Dalle prime audizioni ieri sulla legge di bilancio davanti alle commissioni riunite di Camera e Senato è emerso, almeno agli occhi di chi lo vuole vedere, un aspetto decisivo della manovra-manifesto ideologico del governo dell’estrema destra postfascista e leghista. La manvra non è un provvedimento organico. In fondo non lo è mai anche se fingiamo che sia il provvedimento più importante da mettere sotto l’albero. Ma, cosa più importante, è poco più di un quinto «decreto aiuti» che prolunga i bonus contro il caro-energia: 21 miliardi su 35, che si aggiungono ai quasi 60 stanziati da Draghi. E già sono stati annunciati dal ministro leghista dell’economia Giancarlo Giorgetti, a fine marzo, altri stanziamenti che andranno a parare i costi dell’inflazione, della latitanza politica strutturale europea sul prezzo del gas in un’economia di guerra e degli aumenti che tartassano salari e redditi. A Viale XX settembre stanno pensando a un sesto decreto aiuti. E attendono i primi dati sui prossimi trimestri che dovrebbero registrare una «recessione tecnica». Siamo in una policrisi, qualcuno dovrebbe dirlo. E questi sono gli effetti.

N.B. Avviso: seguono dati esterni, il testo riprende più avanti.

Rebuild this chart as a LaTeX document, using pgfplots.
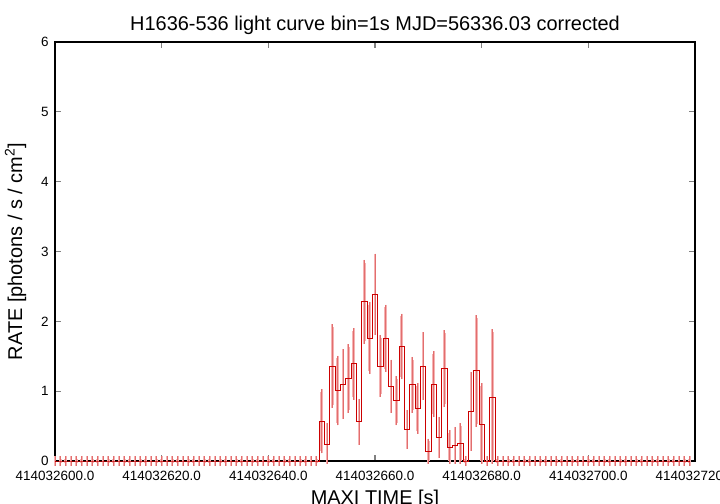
\documentclass[border=0pt]{standalone}
\usepackage{fontspec}
\setmainfont{Liberation Sans}
\usepackage{pgfplots}
\pgfplotsset{compat=1.18}
\usepackage{pgfplotstable}

% time is given as offset from 414032600 s
\pgfplotstableread{
x y ep em
0 0 0.03 0.03
1 0 0.03 0.03
2 0 0.03 0.03
3 0 0.03 0.03
4 0 0.03 0.03
5 0 0.03 0.03
6 0 0.03 0.03
7 0 0.03 0.03
8 0 0.03 0.03
9 0 0.03 0.03
10 0 0.03 0.03
11 0 0.03 0.03
12 0 0.03 0.03
13 0 0.03 0.03
14 0 0.03 0.03
15 0 0.03 0.03
16 0 0.03 0.03
17 0 0.03 0.03
18 0 0.03 0.03
19 0 0.03 0.03
20 0 0.03 0.03
21 0 0.03 0.03
22 0 0.03 0.03
23 0 0.03 0.03
24 0 0.03 0.03
25 0 0.03 0.03
26 0 0.03 0.03
27 0 0.03 0.03
28 0 0.03 0.03
29 0 0.03 0.03
30 0 0.03 0.03
31 0 0.03 0.03
32 0 0.03 0.03
33 0 0.03 0.03
34 0 0.03 0.03
35 0 0.03 0.03
36 0 0.03 0.03
37 0 0.03 0.03
38 0 0.03 0.03
39 0 0.03 0.03
40 0 0.03 0.03
41 0 0.03 0.03
42 0 0.03 0.03
43 0 0.03 0.03
44 0 0.03 0.03
45 0 0.03 0.03
46 0 0.03 0.03
47 0 0.03 0.03
48 0 0.03 0.03
49 0 0.03 0.03
50 0.57 0.42 0.42
51 0.24 0.26 0.24
52 1.36 0.56 0.56
53 1.01 0.46 0.46
54 1.10 0.46 0.46
55 1.18 0.45 0.45
56 1.39 0.47 0.47
57 0.56 0.29 0.29
58 2.28 0.56 0.56
59 1.76 0.47 0.47
60 2.39 0.54 0.54
61 1.36 0.40 0.40
62 1.76 0.44 0.44
63 1.07 0.34 0.34
64 0.86 0.31 0.31
65 1.64 0.43 0.43
66 0.45 0.24 0.24
67 1.09 0.36 0.36
68 0.75 0.32 0.32
69 1.36 0.44 0.44
70 0.13 0.15 0.13
71 1.10 0.43 0.43
72 0.34 0.25 0.25
73 1.32 0.51 0.51
74 0.19 0.21 0.19
75 0.22 0.23 0.22
76 0.25 0.25 0.25
77 0 0.03 0.03
78 0.71 0.52 0.52
79 1.29 0.76 0.76
80 0.52 0.55 0.52
81 0 0.03 0.03
82 0.91 0.94 0.91
83 0 0.03 0.03
84 0 0.03 0.03
85 0 0.03 0.03
86 0 0.03 0.03
87 0 0.03 0.03
88 0 0.03 0.03
89 0 0.03 0.03
90 0 0.03 0.03
91 0 0.03 0.03
92 0 0.03 0.03
93 0 0.03 0.03
94 0 0.03 0.03
95 0 0.03 0.03
96 0 0.03 0.03
97 0 0.03 0.03
98 0 0.03 0.03
99 0 0.03 0.03
100 0 0.03 0.03
101 0 0.03 0.03
102 0 0.03 0.03
103 0 0.03 0.03
104 0 0.03 0.03
105 0 0.03 0.03
106 0 0.03 0.03
107 0 0.03 0.03
108 0 0.03 0.03
109 0 0.03 0.03
110 0 0.03 0.03
111 0 0.03 0.03
112 0 0.03 0.03
113 0 0.03 0.03
114 0 0.03 0.03
115 0 0.03 0.03
116 0 0.03 0.03
117 0 0.03 0.03
118 0 0.03 0.03
119 0 0.03 0.03
}\lcdata

\definecolor{errpink}{RGB}{245,178,178}
\definecolor{errdark}{RGB}{226,110,110}

\begin{document}
\begin{tikzpicture}
\begin{axis}[
  at={(0,0)}, anchor=south west,
  scale only axis, width=640bp, height=419bp,
  xmin=0, xmax=120, ymin=0, ymax=6,
  xtick={0,20,...,120},
  xticklabels={414032600.0,414032620.0,414032640.0,414032660.0,414032680.0,414032700.0,414032720.0},
  ytick={0,1,...,6},
  clip=false,
  axis line style={black, line width=1.2bp},
  tick style={gray, line width=1.3bp},
  major tick length=6bp,
  tick align=inside,
  /pgf/number format/assume math mode=true,
  ticklabel style={font=\fontsize{13.5}{15}\selectfont},
  xticklabel style={yshift=-7bp},
  yticklabel style={xshift=-3bp},
  title={H1636-536 light curve bin=1s MJD=56336.03 corrected},
  title style={font=\fontsize{20}{22}\selectfont, yshift=-2bp},
  xlabel={MAXI TIME [s]},
  xlabel style={font=\fontsize{20}{22}\selectfont, yshift=-2bp},
  ylabel={RATE [photons / s / cm\textsuperscript{2}]},
  ylabel style={font=\fontsize{20}{22}\selectfont, yshift=8bp},
]
  % error bars, light wide pass
  \addplot[draw=none, mark=none, forget plot,
    error bars/.cd, y dir=both, y explicit,
    error bar style={draw=errpink, line width=2.6bp},
    error mark options={draw=errpink, line width=1.8bp, mark size=2.8bp}]
    table[x=x, y=y, y error plus=ep, y error minus=em] {\lcdata};
  % error bars, thin darker pass
  \addplot[draw=none, mark=none, forget plot,
    error bars/.cd, y dir=both, y explicit,
    error bar style={draw=errdark, line width=0.6bp},
    error mark options={draw=errdark, line width=0.6bp, mark size=2.8bp}]
    table[x=x, y=y, y error plus=ep, y error minus=em] {\lcdata};
  % histogram steps
  \addplot[draw=red!80!black, line width=0.9bp, const plot mark mid, mark=none]
    table[x=x, y=y] {\lcdata};
\end{axis}
\pgfresetboundingbox
\path[use as bounding box] (-55bp,-43bp) rectangle (665bp,461bp);
\end{tikzpicture}
\end{document}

A QUESTA SELVA di «tamponi» la legge di bilancio ha aggiunto una lenzuolata di misure vessatorie come il taglio del «reddito di cittadinanza a 660 mila «occupabili» con un risparmio da 734 milioni di euro. Oppure il taglio della rivalutazione delle pensioni che prende in un solo anno 3,7 miliardi per finanziare la flat tax fino a 85 mila euro che discrimina le partite Iva impoverite ed è un affronto ai dipendenti. C’è poi il ritorno dei voucher per dare un’altra spallata alla precarizzazione del lavoro; una norma minimale sugli extraprofitti che dovrebbe portare 2,5 miliardi, siamo lontanissimi dai pur insufficienti 10 miliardi preventivati da Draghi. Senza contare normette ornamentali a favore della piccola evasione come quella sul «Pos» a 60 euro. Senza contare i vari condoni mascherati chiamati «pace fiscale». E indigna il taglio di 700 scuole nel prossimo biennio, la riduzione di oltre 1.400 dirigenti scolastici e Dsga senza risorse per il nuovo contratto ma con 70 milioni alle paritarie. Ed è tornato il sempre verde ponte-sullo-stretto-di-messina.

LE AUDIZIONI dei sindacati Cgil-Cisl-Uil e, all’opposto, di Confindustria si sono trasformate ieri in un fuoco di fila contro il governo e la pochezza della sua manovra. «Manca una visione su quello che sta accadendo, siamo delusi dal risibile taglio del cuneo fiscale, ci sono interventi di natura elettorale come sul Pos o discriminatori tra dipendenti e autonomi come la Flat Tax, servono interventi anti-ciclici, ma qui non ce n’è uno» ha detto Carlo Bonomi, il presidente di Confindustria che preferirebbe dare alle agenzie interinali il business della formazione e del lavoro dei «percettori» del «reddito di cittadinanza». Non è detto che nel 2024 il governo non colga al volo l’idea che è sulla bocca di tutti gli ideologi neoliberali dentro, e fuori, il parlamento.

TRA TRE MESI il governo tornerà a raschiare il fondo del barile e a tagliare risorse al Welfare. Questo ha detto la segretaria confederale Cgil Gianna Fracassi quando ha detto che questa è «una manovra di cortissimo respiro, soprattutto per quanto riguarda le misure contro il caro energia che scadono alla fine di marzo 2023». «Le misure fiscali sono un simbolo e non servono al paese, vanno cancellati i condoni. Serve una riforma di sistema. Sui salari la manovra non fa nulla, va aumentata la decontribuzioni con misure di “fiscal drag”. Ed è inaccettabile tagliare il reddito di cittadinanza, l’unico strumento di contrasto alla povertà, è migliorabile».

«UNO SCOSTAMENTO di bilancio per reperire più risorse». È questo che serve per Ignazio Ganga della Cisl. La Flat Tax è «un intervento temporaneo», «un bonus una tantum più che un’imposta». I sindacati presenteranno un emendamento unitario su una manovra piena un po’ «di tutto e di niente» dice Domenico Proietti della Uil.

A DARE IL TONO a questa politica estenuata sono i simboli di una sedicente guerra «culturale». Lo ha ribadito Giorgetti che trova «coraggioso» il fatto che la manovra taglia le pensioni per dare ai «figli». Alla guerra di classe si aggiunge quella intergenerazionale spacciata per «giustizia». Capolavoro.